Monday, October 15, 2012

The Book of Daniel - E.L. Doctorow

E.L. Doctorow (1931-)

There are very few times I have refused to finish a book. Mostly because I'm compulsive and I will do almost anything to cross something off a list and if it involves 16 hours of pain and be it. And also, mostly because Harold Bloom has complete control of my life...

I have suffered through the entire Rabbit Run series, Portnoy's Complaint ect. I have read about weird peccadilloes of all kinds...but I draw the line at a wife-beating protagonist who justifies his aggression and hostility against his wife by the fact that a) his parents were executed for being communists (loosely based on Ethel and Julius Rosenburg), b) there is no place for Jews in American society, they are isolated, unwanted and undefended against the aggression of the masses, c) he married intellectually beneath him and since he can't take his anger out on the amorphous society that surrounds him and has destroyed his life, he might as well take it out on his wife. He will humiliate her and overpower her, proving his strength to the wrong witness.

Here I was whining that "World's Fair" seemed written by a child, (which I guess was the point) and how it lacked heart and depth....and then I start reading "The Book of Daniel" which has quite a few crossing themes, both fathers work in radio/music stores, both families are poor, both grandmothers are afraid of being poisoned and both mother's must taste their food before they will agree to eat it...but while "The World's Fair" is a slow laborious plot line..."The Book of Daniel" jumps in to a frenetic rambling, the narrative shifting from first person to third person sometime mid paragraph.  
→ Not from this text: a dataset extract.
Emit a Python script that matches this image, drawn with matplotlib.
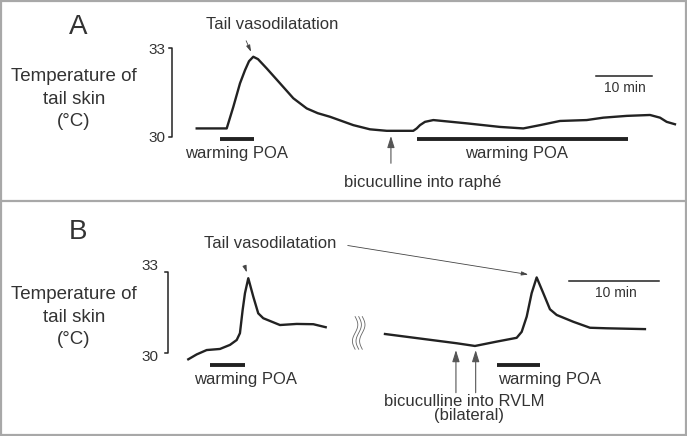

I think what contributes to making this book horrible is the post-modern quest for truth is a world where truth is no longer definitive. Daniel, who is writing his thesis on the murder of his parents, is constantly trying to rehash what has happened, looking for clues that will lead to a sense of order and cohesion is a world of chaos and entropy. His writing has the split personality style that tries to look at truth from all angles and perspectives, that ultimately leaves the author soulless and void of substance.

I found this review  and a tiny part of me wishes I could make it to the end simply because of how great this review was...but...I can't do it.

Anyway, I'm crossing this off the list even though I only read half of prove my autonomy from Harold Bloom...


  1. It's your loss. A great, great novel. Not being able to bring yourself to finish reading the book because you find the narrator's behavior repulsive? Have you tried reading "Crime and Punishment"? The Russian dude murders an old lady. What kind of novelistic trash is that?

  2. Hi David. Thanks for your comment - I always love the opportunity to discuss books!

    I have read Dostoevsky and am no stranger to graphic deaths, (I think the constant flow of brain matter in "The Song of Roland" was a little intense...) sinister villains, and weird sexual fetishes (everything by John Updike)...I guess for me, and it is really a personal and completely subjective opinion, I have a hard time with an entitled protagonist burning his wife with cigarette lighters and essentially raping her in front of their small child in the back seat of the car. That kind of pushed my limits...

    What is is about this book that you loved? Was there something about the narrative or character study you found to be intriguing? Maybe if you can work up a good defense I'll give it another try.